His review of the Japanese economy in the nineties is perhaps the most interesting because of parallels to our current situation. Early in the decade, interest rates were cut dramatically and the government spending on infrastructure resulted in a budget deficit of 4.3 per cent of gross domestic product. Whether for cultural or demographic reasons, the Japanese consumer simply failed to respond to this stimulus. So, by the end of the decade, the deficit was forecast at 10 per cent of GDP, government debt was close to 100 per cent of GDP and the so-called ”zombie banks” were being bailed out in a $500-billion (U.S.) rescue plan. These ratios are more reminiscent of Latin America, but they still failed to ignite either growth or inflation. It wasn’t until 2003 that Japan reported meaningful economic growth, and that was a result of export demand from the United States rather than domestic policy initiatives.

Fast forward to the present time, and both the U.S. and Britain have central bank interest rates close to zero and the promise of major fiscal stimulus. In spite of this, both economies appear to be dead in the water. According to Mr. Krugman, the answer lies in the “shadow banking sector,” which provided much of the borrowing power behind recent consumer demand. These non-bank banks provided loans to sub-prime homeowners, car buyers, hedge funds, art collectors, etc, etc. These lenders are now out of the picture so it is no surprise that economic activity is subdued.
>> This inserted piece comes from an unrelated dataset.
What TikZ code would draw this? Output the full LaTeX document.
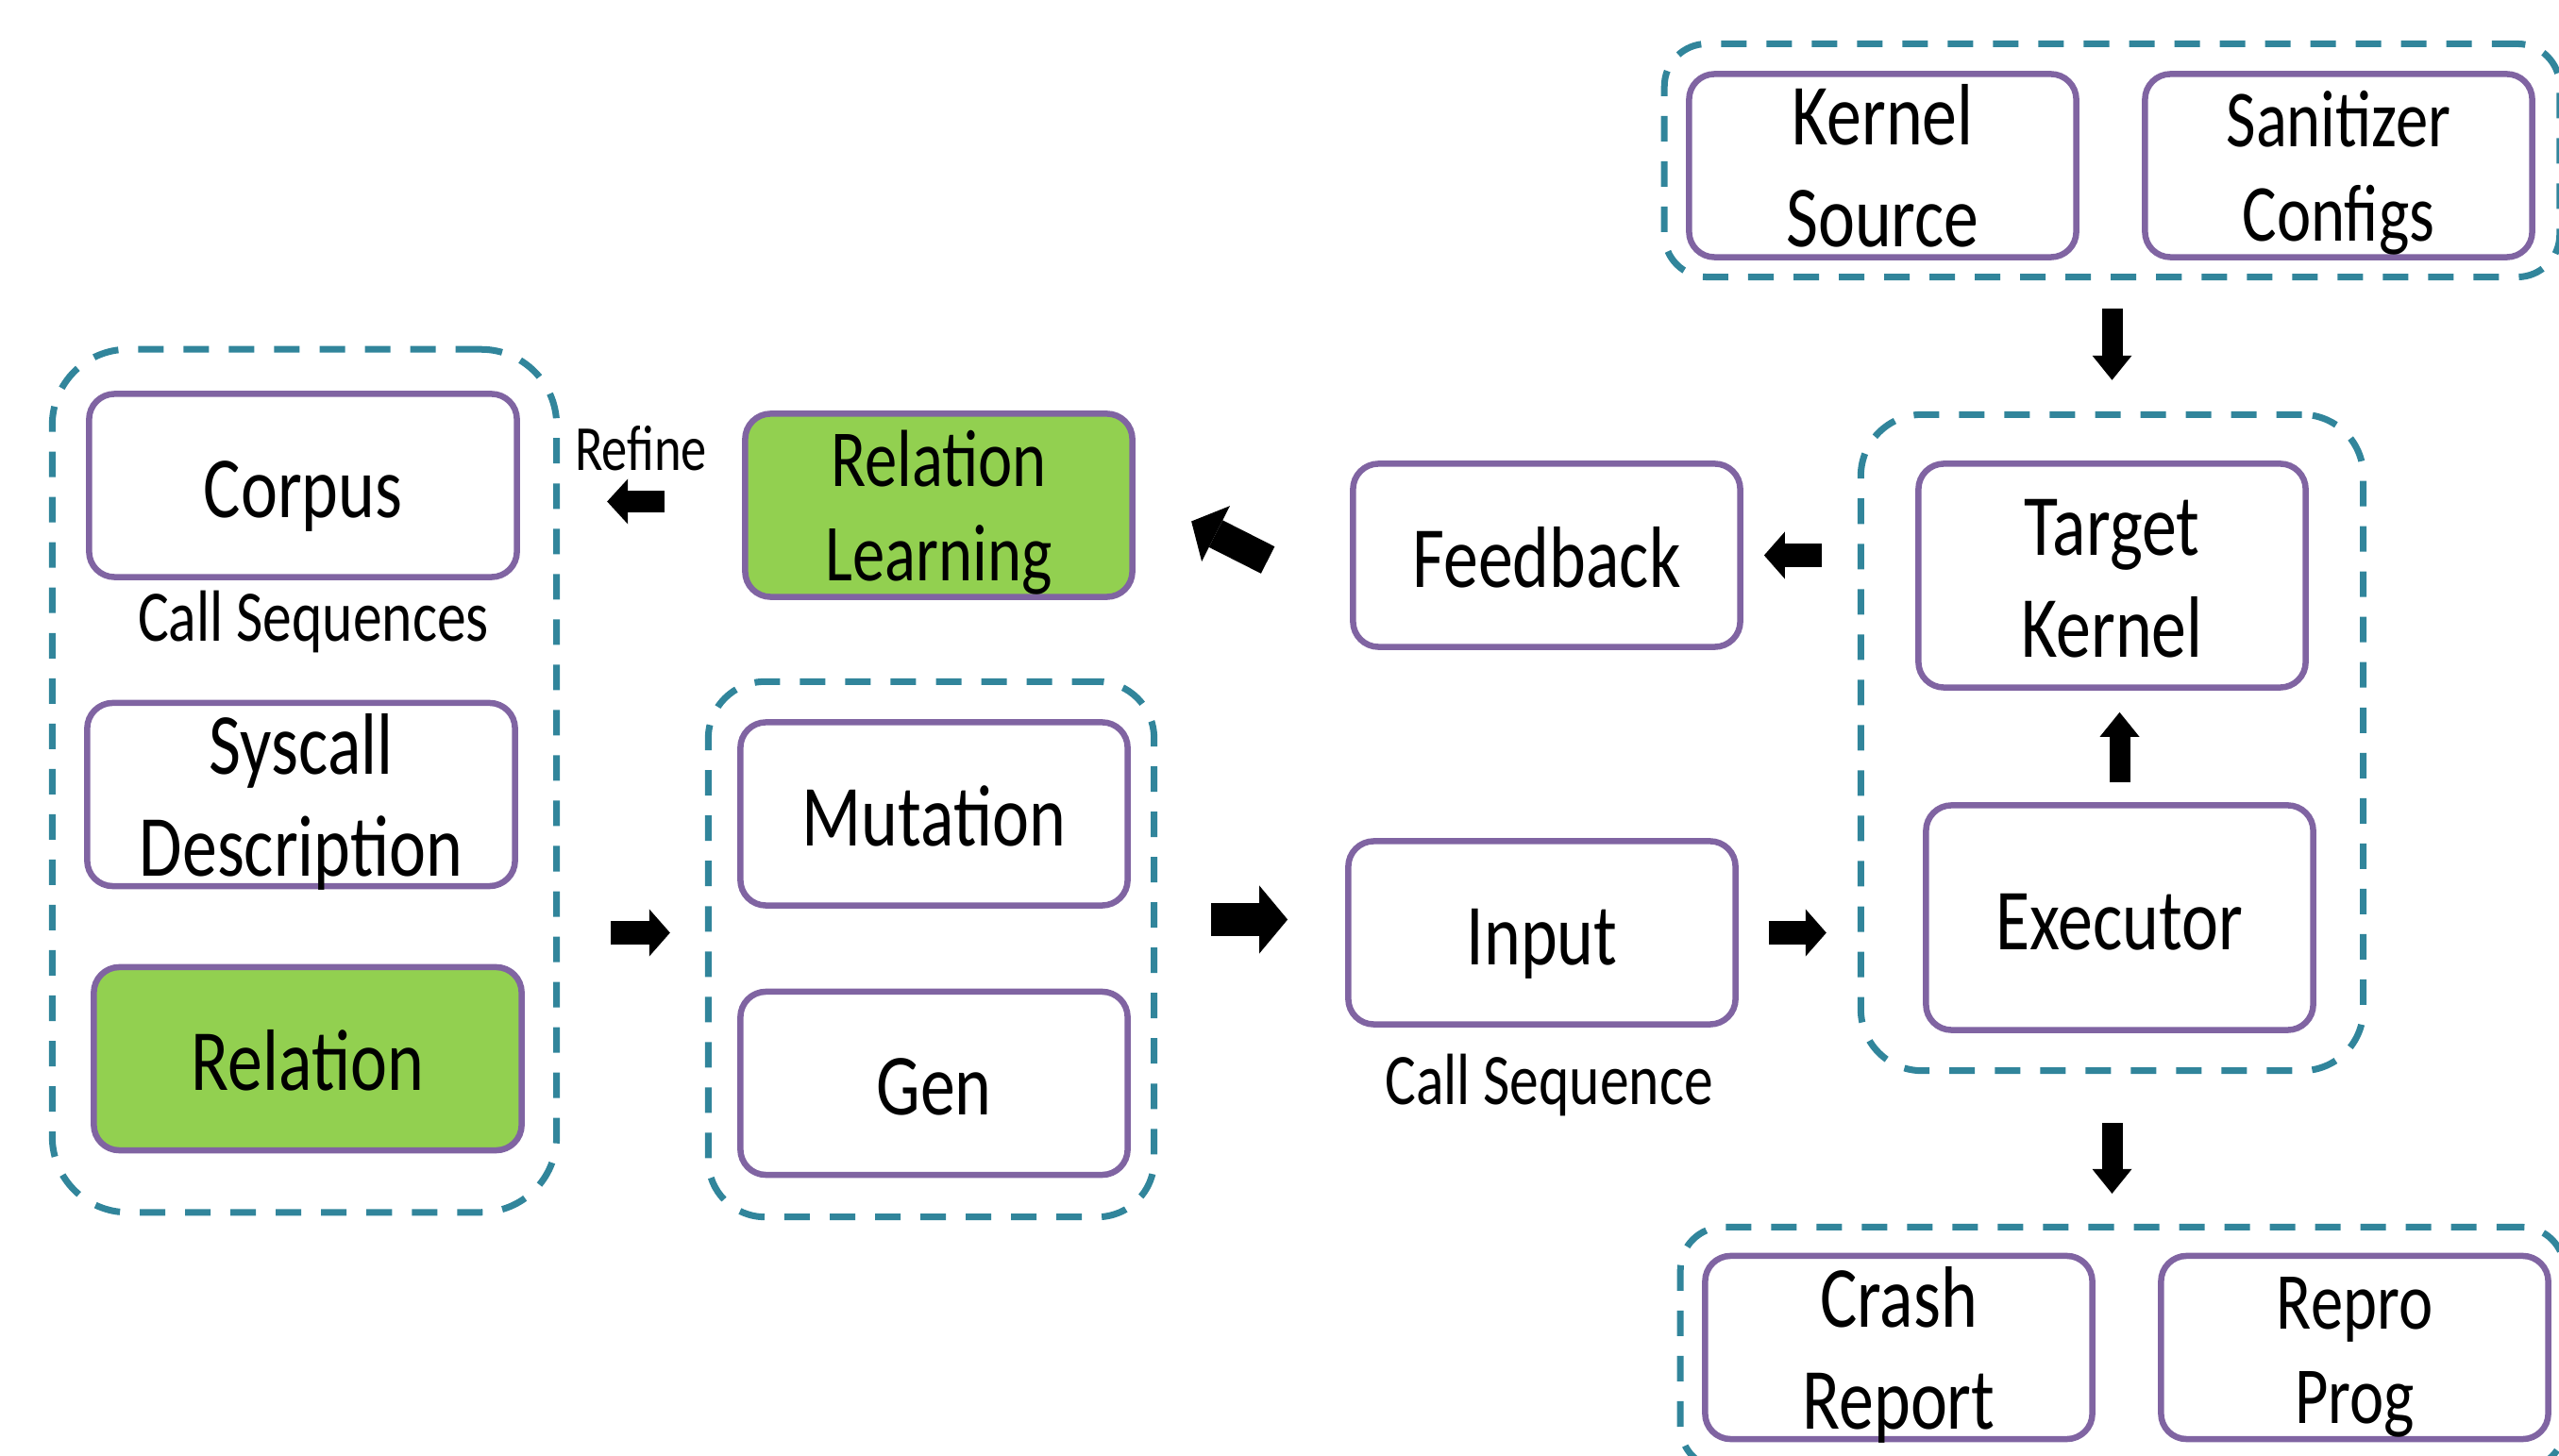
\documentclass[tikz,border=0pt]{standalone}
\usepackage{fontspec}
\setmainfont{Carlito}
\usetikzlibrary{arrows.meta,calc}
\definecolor{grpc}{RGB}{49,133,155}
\definecolor{boxc}{RGB}{128,100,162}
\definecolor{relc}{RGB}{146,208,80}
\newcommand{\tl}[1]{\scalebox{1}[1.25]{\rule[-5.7pt]{0pt}{26.7pt}#1}}
\newcommand{\tll}[2]{\scalebox{1}[1.25]{\begin{tabular}[b]{@{}c@{}}#1\\#2\end{tabular}}}
\newcommand{\lbltxt}[1]{\scalebox{1}[1.25]{#1}}
\begin{document}
\begin{tikzpicture}[x=0.01cm,y=-0.01cm,
  box/.style={draw=boxc,line width=0.065cm,rounded corners=0.27cm,minimum width=4.1cm,minimum height=1.94cm,inner sep=0pt,font=\fontsize{21}{24.5}\selectfont},
  two/.style={text height=49pt,text depth=0pt},
  small/.style={font=\fontsize{19.5}{22.7}\selectfont,text height=45.5pt,text depth=0pt},
  grp/.style={draw=grpc,line width=0.07cm,dash pattern=on 0.27cm off 0.21cm,rounded corners=#1},
  lbl/.style={inner sep=0pt,font=\fontsize{17.5}{21}\selectfont},
  fat/.style n args={3}{line width=#1,-{Triangle[length=#2,width=#3,line width=0pt]}},
  fath/.style={fat={0.25cm}{0.22cm}{0.5cm}},
  fatv/.style={fat={0.22cm}{0.26cm}{0.42cm}}]
\useasboundingbox (0,0) rectangle (2711,1543);
\clip (0,0) rectangle (2711,1543);
% dashed groups
\node[grp=0.8cm,minimum width=5.34cm,minimum height=9.14cm] (lgrp) at (322.5,827.5) {};
\node[grp=0.6cm,minimum width=4.72cm,minimum height=5.67cm] (mgrp) at (986.5,1006) {};
\node[grp=0.65cm,minimum width=5.32cm,minimum height=6.95cm] (rgrp) at (2237.5,787) {};
\node[grp=0.45cm,minimum width=9.48cm,minimum height=2.47cm] (srcgrp) at (2237.5,170) {};
\node[grp=0.45cm,minimum width=9.36cm,minimum height=2.56cm] (outgrp) at (2248.5,1428.5) {};
% boxes
\node[box,minimum width=4.53cm] (corpus) at (321,514.5) {\tl{Corpus}};
\node[box,two,minimum width=4.53cm] (syscall) at (319,842) {\tll{Syscall}{Description}};
\node[box,minimum width=4.53cm,fill=relc] (relation) at (326,1122) {\tl{Relation}};
\node[box,small,fill=relc] (relearn) at (994.5,535.5) {\tll{Relation}{Learning}};
\node[box] (mutation) at (989.5,862.5) {\tl{Mutation}};
\node[box] (gen) at (989.5,1148) {\tl{Gen}};
\node[box] (feedback) at (1638.5,588.5) {\tl{Feedback}};
\node[box] (input) at (1633.5,988.5) {\tl{Input}};
\node[box,two,minimum height=2.37cm] (tk) at (2237.5,610) {\tll{Target}{Kernel}};
\node[box,minimum height=2.38cm] (exec) at (2245.5,972.5) {\tl{Executor}};
\node[box,two] (ksrc) at (1994.5,175.5) {\tll{Kernel}{Source}};
\node[box,small] (sanit) at (2477.5,175.5) {\tll{Sanitizer}{Configs}};
\node[box,two] (crash) at (2011.5,1428) {\tll{Crash}{Report}};
\node[box,small] (repro) at (2494.5,1428) {\tll{Repro}{Prog}};
% labels
\node[lbl] (seqs) at (332,659) {\lbltxt{Call Sequences}};
\node[lbl,font=\fontsize{15.5}{19}\selectfont] (refine) at (679,475) {\lbltxt{Refine}};
\node[lbl] (seq) at (1641,1150) {\lbltxt{Call Sequence}};
% block arrows
\draw[fat={0.23cm}{0.22cm}{0.48cm},shorten <=0.82cm,shorten >=0.5cm] ($(relearn.west)+(0,-4)$) -- ($(relearn.west -| lgrp.east)+(0,-4)$);
\draw[fat={0.32cm}{0.29cm}{0.66cm}] ($(feedback.west)+(-87,5)$) -- ++(-81,-41);
\draw[fath,shorten <=0.38cm,shorten >=0.22cm] (rgrp.west |- feedback.east) -- (feedback.east);
\draw[fatv,shorten <=0.3cm,shorten >=0.33cm] (rgrp.north |- srcgrp.south) -- (rgrp.north);
\draw[fatv,shorten <=0.21cm,shorten >=0.23cm] (exec.north) -- (exec.north |- tk.south);
\draw[fatv,shorten <=0.52cm,shorten >=0.32cm] (rgrp.south) -- (rgrp.south |- outgrp.north);
\draw[fath,shorten <=0.54cm,shorten >=0.37cm] (lgrp.east |- input) -- (mgrp.west |- input);
\draw[fat={0.35cm}{0.3cm}{0.72cm},shorten <=0.57cm,shorten >=0.61cm] ($(mgrp.east |- input)+(0,-14)$) -- ($(input.west)+(0,-14)$);
\draw[fath,shorten <=0.32cm,shorten >=0.33cm] (input.east) -- (input.east -| rgrp.west);
\end{tikzpicture}
\end{document}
It also explains why traditional bank lenders can honestly say they are not part of the problem: Their loan portfolios may be up 10 per cent year over year, but total credit outstanding is still down dramatically. The financial levers available to central banks and regulators could not deflate the bubble in shadow banking assets, so their efforts to reflate the economy will likely be equally futile.

Mr. Krugman clearly identifies the problems, but he admits that the solutions are not going to be easy: We need to get credit flowing again by recapitalizing the banks, which probably implies some kind of government control. And we need to prop up spending, with an emphasis on the infrastructure. The good news is that these are not radical solutions, so investors should still recognize the economic landscape when we enter the recovery phase, but this isn’t going to happen tomorrow. More to the point, if you are a bank stock investor, you may not like having the government as your partner setting priorities and profitability targets.